A Single Node / Cluster setup

The XGBoost part of Modin uses a Ray resources by similar way as all Modin functions.

To start the Ray runtime on a single node:

import ray
ray.init()

If you already had the Ray cluster you can connect to it by next way:

import ray
ray.init(address='auto')

A detailed information about initializing the Ray runtime you can find in starting ray page.

Usage example

In example below we train XGBoost model using the Iris Dataset and get prediction on the same data. All processing will be in a single node mode.

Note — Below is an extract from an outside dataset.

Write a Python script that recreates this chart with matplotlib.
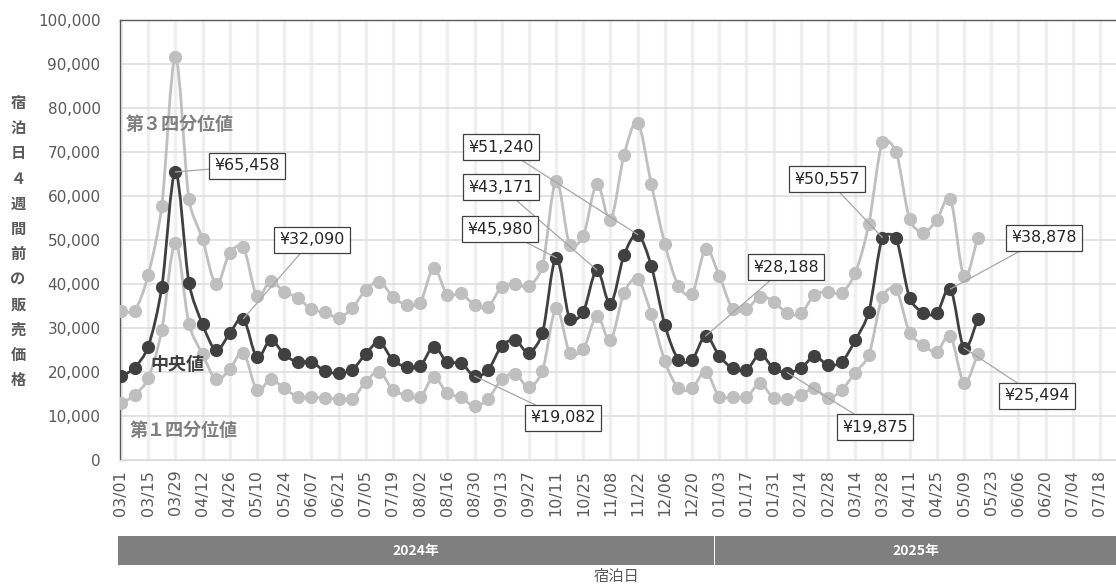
import numpy as np
import pandas as pd
import matplotlib
matplotlib.use("Agg")
import matplotlib.pyplot as plt
import matplotlib.dates as mdates
from matplotlib.path import Path
from matplotlib.patches import PathPatch, Rectangle

plt.rcParams["font.family"] = ["DejaVu Sans", "Noto Sans CJK JP"]

W, H = 1116, 585

# weekly stay dates
dates = pd.date_range("2024-03-01", periods=64, freq="7D")

median = [19000, 20980, 25760, 39250, 65458, 40300, 30840, 25000, 28800, 32090,
          23340, 27270, 24020, 22200, 22350, 20150, 19800, 20500, 24100, 26800,
          22650, 21200, 21300, 25760, 22200, 22050, 19082, 20450, 25900, 27200,
          24390, 28940, 45980, 32100, 33710, 43171, 35500, 46590, 51240, 44090,
          30680, 22800, 22800, 28188, 23640, 20830, 20450, 24000, 20830, 19875,
          20830, 23550, 21600, 22300, 27200, 33710, 50557, 50380, 36850, 33520,
          33400, 38878, 25494, 31970]

q3 = [33940, 33940, 42050, 57800, 91520, 59240, 50150, 39920, 47120, 48330,
      37270, 40680, 38180, 36890, 34240, 33560, 32350, 34470, 38640, 40530,
      37120, 35230, 35760, 43560, 37500, 37880, 35230, 34800, 39400, 40000,
      39450, 44090, 63480, 48860, 50910, 62730, 54550, 69320, 76670, 62730,
      49090, 39550, 37730, 47880, 41820, 34240, 34240, 37120, 35990, 33330,
      33330, 37500, 38260, 38030, 42500, 53640, 72350, 70080, 54700, 51670,
      54550, 59240, 41750, 50530]

q1 = [12880, 14770, 18560, 29550, 49390, 30900, 24000, 18330, 20600, 24390,
      15910, 18330, 16290, 14390, 14390, 14020, 13860, 13790, 17800, 20070,
      15910, 14770, 14240, 18790, 15150, 14240, 12270, 13900, 18330, 19550,
      16520, 20300, 34470, 24390, 25150, 32730, 27270, 38030, 41060, 33180,
      22450, 16290, 16290, 20070, 14390, 14390, 14240, 17420, 14020, 13790,
      14770, 16290, 14020, 15900, 19880, 23860, 37120, 38790, 28940, 26140,
      24620, 28180, 17580, 24090]

tick_dates = pd.date_range("2024-03-01", "2025-07-18", freq="14D")

# labelled points: (index, box centre in image pixels)
callouts = [(4, 247, 166), (9, 312, 240), (38, 501, 147), (35, 501, 187),
            (32, 500, 229), (26, 563, 418), (43, 786, 267), (56, 827, 179),
            (49, 875, 427), (61, 1044, 238), (62, 1037, 396)]

SX = 1.9425          # px per day
SY = 440 / 100000    # px per yen


def clamp(vx, vy, seg, k=0.4):
    L = np.hypot(vx * SX, vy * SY)
    if L > k * seg and L > 0:
        f = k * seg / L
        return vx * f, vy * f
    return vx, vy


def smooth_path(x, y):
    verts = [(x[0], y[0])]
    codes = [Path.MOVETO]
    n = len(x)
    for i in range(n - 1):
        xa, ya = (x[i - 1], y[i - 1]) if i > 0 else (x[i], y[i])
        xb, yb = (x[i + 2], y[i + 2]) if i + 2 < n else (x[i + 1], y[i + 1])
        seg = np.hypot((x[i + 1] - x[i]) * SX, (y[i + 1] - y[i]) * SY)
        h1 = clamp((x[i + 1] - xa) / 6, (y[i + 1] - ya) / 6, seg)
        h2 = clamp((xb - x[i]) / 6, (yb - y[i]) / 6, seg)
        c1 = (x[i] + h1[0], y[i] + h1[1])
        c2 = (x[i + 1] - h2[0], y[i + 1] - h2[1])
        verts += [c1, c2, (x[i + 1], y[i + 1])]
        codes += [Path.CURVE4] * 3
    return Path(verts, codes)


def px(x, y):
    return x / W, 1 - y / H


fig = plt.figure(figsize=(W / 100, H / 100), dpi=100)
ax = fig.add_axes([120 / W, 1 - 460 / H, 1 - 120 / W, 440 / H])

xn = mdates.date2num(dates)
for vals, col, z in [(q3, "#bfbfbf", 3), (q1, "#bfbfbf", 3), (median, "#404040", 5)]:
    ax.add_patch(PathPatch(smooth_path(xn, np.array(vals, float)), fill=False,
                           ec=col, lw=2.0, zorder=z))
    ax.plot(dates, vals, "o", ms=8.5, color=col, zorder=z + 0.5)

x0 = mdates.date2num(pd.Timestamp("2024-03-01")) - 0.5
x1 = x0 + (W - 120) / SX
ax.set_xlim(x0, x1)
ax.set_ylim(0, 100000)

ax.set_yticks(np.arange(0, 100001, 10000))
ax.yaxis.set_major_formatter(matplotlib.ticker.FuncFormatter(lambda v, p: f"{int(v):,}"))
ax.set_xticks(tick_dates)
ax.set_xticklabels([d.strftime("%m/%d") for d in tick_dates], rotation=90)
ax.tick_params(axis="y", length=0, pad=14, labelsize=11, labelcolor="#595959")
ax.tick_params(axis="x", length=0, pad=7, labelsize=11.5, labelcolor="#595959")

ax.grid(axis="x", color="#efefef", lw=2.5, zorder=0)
ax.grid(axis="y", color="#dedede", lw=1.2, zorder=0)
ax.set_axisbelow(True)
for s in ["top", "left"]:
    ax.spines[s].set_color("#595959")
    ax.spines[s].set_linewidth(1.0)
ax.spines["bottom"].set_color("#d9d9d9")
ax.spines["right"].set_visible(False)

# call-out boxes
for idx, bx, by in callouts:
    ax.annotate(f"¥{median[idx]:,}", xy=(dates[idx], median[idx]),
                xytext=(bx, H - by), textcoords="figure pixels",
                ha="center", va="center", fontsize=11.4, color="#262626",
                bbox=dict(boxstyle="square,pad=0.32", fc="white", ec="#404040", lw=0.9),
                arrowprops=dict(arrowstyle="-", color="#a6a6a6", lw=0.9,
                                shrinkA=0, shrinkB=0),
                zorder=10)

# series names
jp = "Noto Sans CJK JP"
fig.text(*px(126, 125), "第３四分位値", family=jp, fontsize=13, weight="bold",
         color="#808080", va="center", ha="left")
fig.text(*px(150, 365), "中央値", family=jp, fontsize=13, weight="bold",
         color="#404040", va="center", ha="left")
fig.text(*px(130, 431), "第１四分位値", family=jp, fontsize=13, weight="bold",
         color="#808080", va="center", ha="left")

# stacked y label
for i, ch in enumerate("宿泊日４週間前の販売価格"):
    fig.text(*px(18, 103 + i * 25.2), ch, family=jp, fontsize=11, weight="bold",
             color="#595959", ha="center", va="center")

# year band under the axis
band_y0, band_h = -(536 - 460) / 440, -(565 - 536) / 440
split = mdates.date2num(pd.Timestamp("2024-12-31 12:00"))
trans = matplotlib.transforms.blended_transform_factory(ax.transData, ax.transAxes)
for a, b, lab in [(x0 - 1, split - 0.3, "2024年"), (split + 0.3, x1 + 5, "2025年")]:
    ax.add_patch(Rectangle((a, band_y0), b - a, band_h, transform=trans,
                           fc="#7f7f7f", ec="none", clip_on=False))
    ax.text((a + min(b, x1)) / 2, band_y0 + band_h / 2, lab, transform=trans,
            family=jp, fontsize=10, weight="bold", color="white",
            ha="center", va="center")

fig.text(*px(617, 577), "宿泊日", family=jp, fontsize=11, color="#595959",
         ha="center", va="center")

fig.savefig("out.png", dpi=100)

from sklearn import datasets

import ray
ray.init() # Start the Ray runtime for single-node

import modin.pandas as pd
import modin.experimental.xgboost as xgb

# Load iris dataset from sklearn
iris = datasets.load_iris()

# Create Modin DataFrames
X = pd.DataFrame(iris.data)
y = pd.DataFrame(iris.target)

# Create ModinDMatrix
dtrain = xgb.ModinDMatrix(X, y)
dtest = xgb.ModinDMatrix(X, y)

# Set training parameters
xgb_params = {
    "eta": 0.3,
    "max_depth": 3,
    "objective": "multi:softprob",
    "num_class": 3,
    "eval_metric": "mlogloss",
}
steps = 20

# Run training
model = xgb.train(
    xgb_params,
    dtrain,
    steps,
    evals=[(dtrain, "train")]
)

# Save for some usage
evals_result = model["history"]
booster = model["booster"]

# Predict results
prediction = xgb.predict(model, dtest)

Modes of a data distribution

Modin XGBoost provides two approaches for an internal data ditribution which could be switched by evenly_data_distribution parameter of train/predict functions:

  • evenly_data_distribution = True: in this case the input data of train/predict functions will be distributed evenly between nodes in a cluster to ensure evenly utilization of nodes (default behavior).
  • evenly_data_distribution = False : in this case partitions of input data of train/predict functions will not transfer between nodes in cluster in case empty nodes is <10%, if portion of empty nodes is ≥10% evenly data distribution will be applied. This method provides minimal data transfers between nodes but doesn’t guarantee effective utilization of nodes. Most effective in case when all cluster nodes are occupied by data.